CMU - IR Discussion Series

Friday, January 19, 2007 - 12:00-1:00 pm, Newell-Simon Hall (NSH) 3002
Title: Using Graphs and Random Walks to Discover Latent Similarities in Text
Speaker: Gunes Erkan

Abstract:

Graph-based approaches to NLP have been quite popular in the past few years. In this talk, I will describe a particular graph-based representation of text collections where nodes are textual units (e.g. documents, paragraphs, or sentences) and the edges are induced by a similarity relation between the nodes. Such a graph is a nice abstraction for many NLP and IR problems. There are one-to-one mappings between ranking the sentence nodes and summarization, ranking the document nodes and document retrieval, partitioning the graph and document clustering or classification. Therefore, graphs enable us to reuse these graph-based methods for NLP problems.
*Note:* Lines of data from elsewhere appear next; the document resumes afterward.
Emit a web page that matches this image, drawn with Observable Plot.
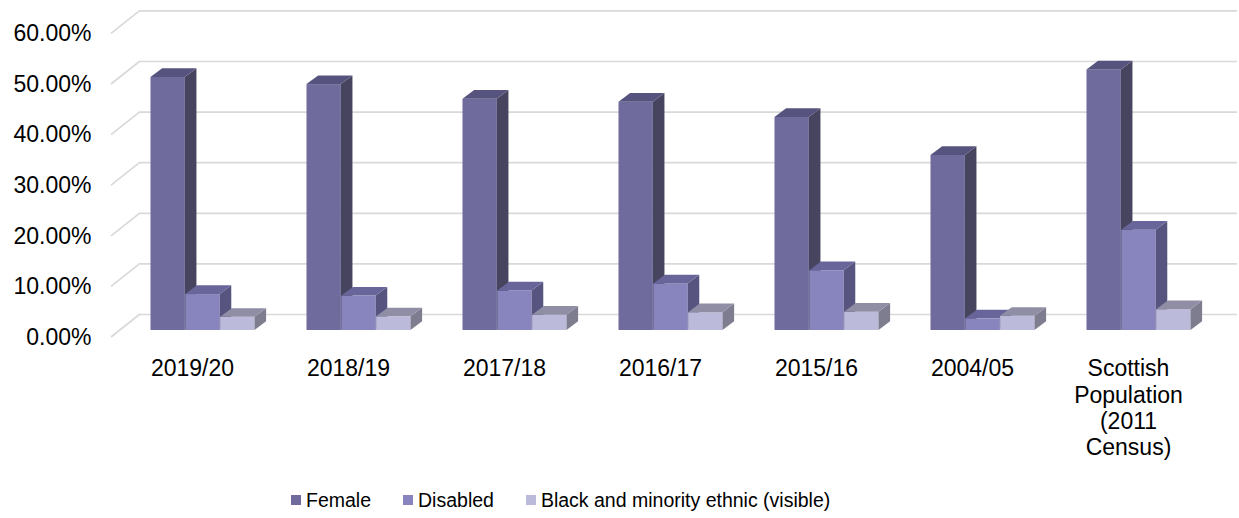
<!DOCTYPE html>
<html><head><meta charset="utf-8">
<script src="https://cdn.jsdelivr.net/npm/d3@7"></script>
<script src="https://cdn.jsdelivr.net/npm/@observablehq/plot@0.6"></script>
<style>
body{margin:0;background:#fff;font-family:"Liberation Sans",Arial,sans-serif;}
#chart{position:relative;width:1239px;height:518px;overflow:hidden;}
#chart svg{display:block;}
#legend{position:absolute;left:291px;top:488px;height:24px;display:flex;align-items:center;font-size:19.5px;color:#000;white-space:nowrap;}
.item{display:flex;align-items:center;margin-right:32px;}
.sw{width:10px;height:10px;margin-right:5px;}
</style></head><body><div id="chart"></div>
<script>
const categories = ["2019/20","2018/19","2017/18","2016/17","2015/16","2004/05","Scottish Population (2011 Census)"];
const categoryLabels = ["2019/20","2018/19","2017/18","2016/17","2015/16","2004/05","Scottish\nPopulation\n(2011\nCensus)"];
const series = ["Female","Disabled","Black and minority ethnic (visible)"];
const female   = [0.500,0.486,0.457,0.451,0.421,0.346,0.515];
const disabled = [0.071,0.068,0.078,0.092,0.118,0.023,0.198];
const bme      = [0.026,0.027,0.030,0.035,0.036,0.028,0.041];
const yTicks = [0,0.1,0.2,0.3,0.4,0.5,0.6];
const frontColors = ["#6f6b9c","#8884bd","#bcbadb"];
const sideColors  = ["#47445f","#57557f","#7e7d90"];
const topColors   = ["#56547e","#68659b","#8f8ea4"];

const seriesValues = [female, disabled, bme];
const rows = [];
series.forEach((s, k) => categories.forEach((c, i) => rows.push({series: s, k, category: c, value: seriesValues[k][i]})));

// layout
const W = 1239, H = 478, ML = 111, MR = 31, MT = 33.4, MB = 141;
const WALL_DX = 29, WALL_DY = 23;      // depth of the floor / side wall
const BAR_DX = 10.5, BAR_DY = 7;       // depth position of bar fronts
const DEP_DX = 11.6, DEP_DY = 8.7;     // depth of each bar
const PAD_IN = 1/3, PAD_OUT = 1/6;
const step = (W - ML - MR) / categories.length;
const sub = step * (1 - PAD_IN) / 3;
const svgNS = "http://www.w3.org/2000/svg";

function poly(g, pts, fill) {
  const p = document.createElementNS(svgNS, "polygon");
  p.setAttribute("points", pts.map(q => q.join(",")).join(" "));
  p.setAttribute("fill", fill);
  g.appendChild(p);
}

function bar3d(k) {
  return Plot.barY(rows.filter(d => d.k === k), {
    x: "category", y: "value",
    fill: frontColors[k],
    insetLeft: k * sub, insetRight: (2 - k) * sub,
    dx: BAR_DX, dy: -BAR_DY,
    render(index, scales, values, dimensions, context, next) {
      const g = next(index, scales, values, dimensions, context);
      const rects = Array.from(g.querySelectorAll("rect"));
      for (const r of rects) {
        const x = +r.getAttribute("x"), y = +r.getAttribute("y");
        const w = +r.getAttribute("width"), h = +r.getAttribute("height");
        poly(g, [[x + w, y], [x + w + DEP_DX, y - DEP_DY], [x + w + DEP_DX, y + h - DEP_DY], [x + w, y + h]], sideColors[k]);
        poly(g, [[x, y], [x + DEP_DX, y - DEP_DY], [x + w + DEP_DX, y - DEP_DY], [x + w, y]], topColors[k]);
      }
      return g;
    }
  });
}

const chart = Plot.plot({
  width: W, height: H,
  marginLeft: ML, marginRight: MR, marginTop: MT, marginBottom: MB,
  style: {fontFamily: "'Liberation Sans', Arial, sans-serif", fontSize: "23px", color: "#000", background: "#fff"},
  x: {domain: categories, paddingInner: PAD_IN, paddingOuter: PAD_OUT, label: null},
  y: {domain: [0, 0.6], label: null},
  marks: [
    // back wall gridlines
    Plot.ruleY(yTicks, {stroke: "#d9d9d9", strokeWidth: 1.7, dx: WALL_DX, dy: -WALL_DY}),
    // side wall diagonals
    Plot.ruleY(yTicks, {
      stroke: "#d9d9d9", strokeWidth: 1.7,
      render(index, scales, values, dimensions) {
        const g = document.createElementNS(svgNS, "g");
        g.setAttribute("stroke", "#d9d9d9");
        g.setAttribute("stroke-width", 1.7);
        for (const i of index) {
          const y = values.y[i];
          const l = document.createElementNS(svgNS, "line");
          l.setAttribute("x1", dimensions.marginLeft);
          l.setAttribute("y1", y);
          l.setAttribute("x2", dimensions.marginLeft + WALL_DX);
          l.setAttribute("y2", y - WALL_DY);
          g.appendChild(l);
        }
        return g;
      }
    }),
    bar3d(0), bar3d(1), bar3d(2),
    Plot.axisY(yTicks, {tickSize: 0, tickPadding: 20, tickFormat: d3.format(".2%"), fill: "#000", label: null}),
    Plot.axisX({tickSize: 0, tickPadding: 20, lineHeight: 1.145, fill: "#000", label: null,
      tickFormat: d => categoryLabels[categories.indexOf(d)]})
  ]
});
const root = document.getElementById("chart");
root.appendChild(chart);

const legend = document.createElement("div");
legend.id = "legend";
series.forEach((s, k) => {
  const item = document.createElement("div");
  item.className = "item";
  const sw = document.createElement("span");
  sw.className = "sw";
  sw.style.background = frontColors[k];
  const t = document.createElement("span");
  t.textContent = s;
  item.appendChild(sw); item.appendChild(t);
  legend.appendChild(item);
});
root.appendChild(legend);
</script></body></html>
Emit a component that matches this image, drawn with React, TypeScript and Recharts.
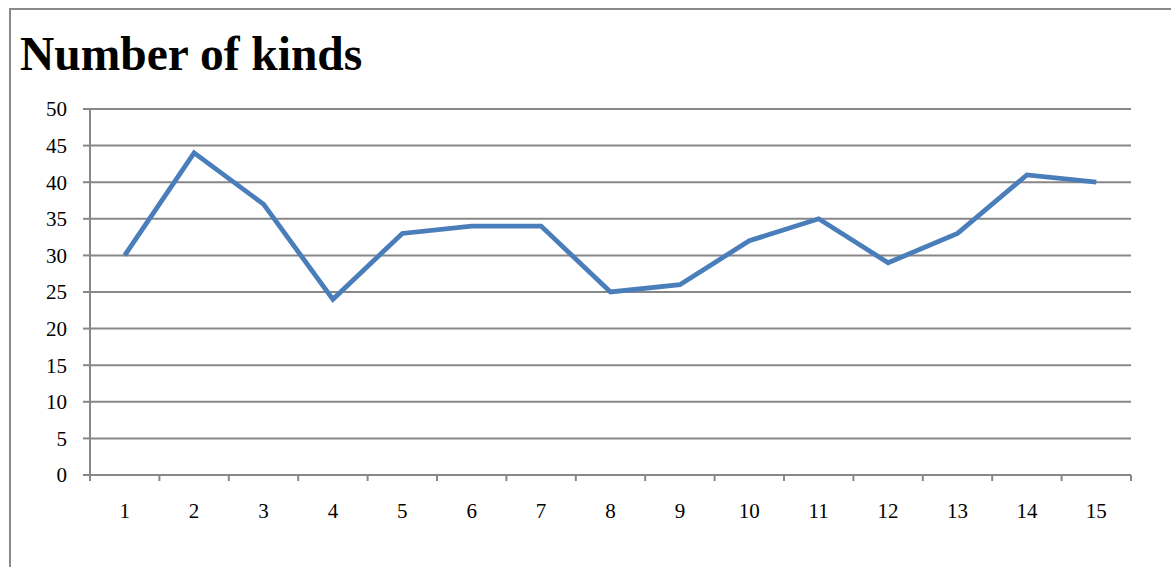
import React from "react";
import { LineChart, Line, XAxis, YAxis, CartesianGrid } from "recharts";

const categories = [1, 2, 3, 4, 5, 6, 7, 8, 9, 10, 11, 12, 13, 14, 15];
const kinds = [30, 44, 37, 24, 33, 34, 34, 25, 26, 32, 35, 29, 33, 41, 40];
const yTicks = [0, 5, 10, 15, 20, 25, 30, 35, 40, 45, 50];
const title = "Number of kinds";

const data = categories.map((c, i) => ({ x: c, v: kinds[i] }));
const boundaries = [...categories.map((c) => c - 0.5), categories[categories.length - 1] + 0.5];
const xTicks = [...boundaries, ...categories].sort((a, b) => a - b);
const labelSet = new Set(categories);

const FONT = '"Liberation Serif", "Times New Roman", serif';
const GRID = "#878787";

function XTick(props: any) {
  const { x, y, payload } = props;
  const v = payload.value;
  if (labelSet.has(v)) {
    return (
      <text x={x} y={y + 43} textAnchor="middle" fill="#000" style={{ fontFamily: FONT, fontSize: 21 }}>
        {String(v)}
      </text>
    );
  }
  return <line x1={x} x2={x} y1={y} y2={y + 6} stroke={GRID} strokeWidth={2} />;
}

function YTick(props: any) {
  const { x, y, payload } = props;
  return (
    <text x={x} y={y} dy="0.35em" textAnchor="end" fill="#000" style={{ fontFamily: FONT, fontSize: 21 }}>
      {String(payload.value)}
    </text>
  );
}

export default function App() {
  return (
    <div style={{ position: "absolute", left: 0, top: 0, width: 1171, height: 567, overflow: "hidden", background: "#fff" }}>
      <div
        style={{
          position: "absolute",
          left: 9,
          top: 8,
          width: 1180,
          height: 600,
          borderTop: "2px solid #8a8a8a",
          borderLeft: "2px solid #8a8a8a",
          boxSizing: "border-box",
        }}
      />
      <div
        style={{
          position: "absolute",
          left: 20,
          top: 26,
          fontFamily: FONT,
          fontWeight: "bold",
          fontSize: 47.5,
          lineHeight: "56px",
          color: "#000",
          whiteSpace: "nowrap",
        }}
      >
        {title}
      </div>
      <div style={{ position: "absolute", left: 0, top: 0 }}>
        <LineChart width={1171} height={567} data={data} margin={{ top: 109, right: 40, bottom: 62, left: 30 }}>
          <CartesianGrid vertical={false} stroke={GRID} strokeWidth={2} />
          <XAxis
            dataKey="x"
            type="number"
            domain={[0.5, 15.5]}
            ticks={xTicks}
            interval={0}
            axisLine={{ stroke: GRID, strokeWidth: 2 }}
            tickLine={false}
            tickSize={0}
            tickMargin={0}
            tick={<XTick />}
            height={30}
          />
          <YAxis
            type="number"
            domain={[0, 50]}
            ticks={yTicks}
            interval={0}
            width={60}
            axisLine={{ stroke: GRID, strokeWidth: 2 }}
            tickLine={{ stroke: GRID, strokeWidth: 2 }}
            tickSize={7}
            tickMargin={16}
            tick={<YTick />}
          />
          <Line
            type="linear"
            dataKey="v"
            stroke="#4a7ebb"
            strokeWidth={4.8}
            dot={false}
            activeDot={false}
            isAnimationActive={false}
          />
        </LineChart>
      </div>
    </div>
  );
}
I will primarily focus on the ranking methods (such as PageRank-style algorithms) for summarization and nearest neighbor methods for document clustering/classification based on random walks. I will also present the impact of using different similarity measures on the graphs including the classical cosine and more IR-inspired language modeling measures. Using random walks to reiterate the similarities on a graph can give us even better approximations for the latent similarities between the nodes.

This is joint work with Dragomir Radev.

BIO: Gunes Erkan obtained both a BS and MS degrees in Computer Engineering from the Middle East Technical University in Ankara, Turkey. Since fall 2003, He is pursuing a Ph.D. in Computer Science at the University of Michigan under the supervision of Professor Dragomir Radev.